Indeed, to strip or not to strip is the question, demonstrating anew that, as the year 2000 approaches, we blacks cannot shake the group-think, or monolithism, that continues to trap us in finger-pointing and ostracism among ourselves.

The issue of black nudity dates back to the moment Africans were dragged from slave ships in the New World and herded _ naked and half-naked _ onto auction blocks; when our sexuality was codified by the white man as an essential part of the slave’s market value; when a “dark wench” and a “big, black buck” fetched prices far different from those of their fairer and less physically endowed sisters and brothers.

This controversy, then, is about the meaning of blackness and its relationship to erotica. By posing nude, Braxton, a preacher’s daughter, has joined a courageous group snubbing its nose at the taboo that black divas, along with others, must not emulate their white counterparts, such as Madonna, the nation’s self-described, post-modernist “slut.”

To do so, one camp argues, is to confirm _ as gangsta rappers do so effectively _ long-held stereotypes of blacks as debased, oversexed animals.

“A young black lady should not do anything or take any pictures that she would not want her grandchildren to see,” said Bobby Popler, a public school teacher and counselor in Fort Lauderdale. “Coming from a black woman’s perspective, I would like to know Toni Braxton’s purpose. So many young girls look up to her. She didn’t have to do it.”

Gail E. Wyatt, a professor of psychology at the University of California at Los Angeles, agrees. “The perception is that that is all we are: permissive, highly sexual people who are sensually out of control, but nothing could be further from the truth,” she told the New York Times. “The other side of the story has not been told: that we are a very moral people who are highly religious and have very strong values and rules about sexuality.”

As the New York Times points out, however, some black writers, artists and photographers see black erotica as a liberating force.
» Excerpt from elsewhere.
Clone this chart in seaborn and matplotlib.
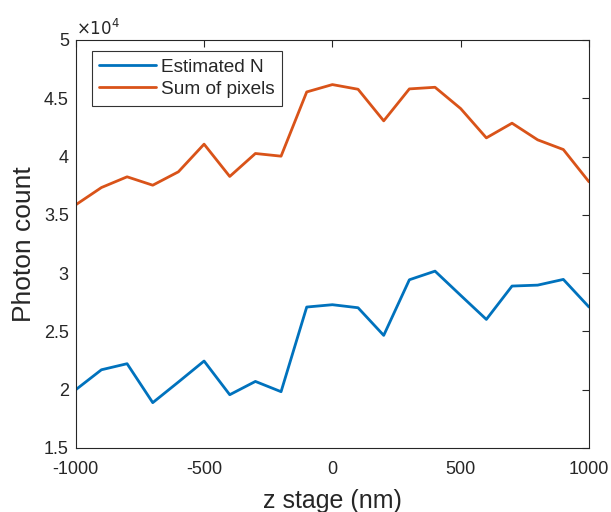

They want to replace images of lust with ones of love and transform one-dimensional themes into ones of complexity and mystery.

Former Washington Post Sunday magazine writer Jill Nelson, whose book about black sexual politics will be published in August, represents the latter camp. “Black culture is realizing, hundreds of years late, that we are human first, that we have impulses and feelings and desires to examine and admire and touch and photograph and paint and write about the human body and human sexuality,” she told the New York Times.

A lucrative new industry, marketing slick coffee table books, scholarly texts, sexually explicit novels, exhibitions of photographs and paintings and a Web site, indicates that erotica is taking deep root in black America. And, thanks to Braxton’s titillating gambit, erotic seems to be gaining respectability.

But even as the new landscape enshrines nudity, the old demon of group-think remains, distracting us from more important areas of black life _ rearing and educating our children, attitudes toward violent crime and drugs, perspectives on taking responsibility for ourselves.

Braxton’s spread in Vibe truly is more than a skin show. It is, in fact, a metaphor for our mass schizophrenia: the conflict between our quest to be free and the enduring politicalization of thinking alike.

Wittingly or not, Toni Braxton, black America’s most ravishing diva, has initiated a debate that may yet help us discover that we are human before we are black, that we are individuals before we are a people.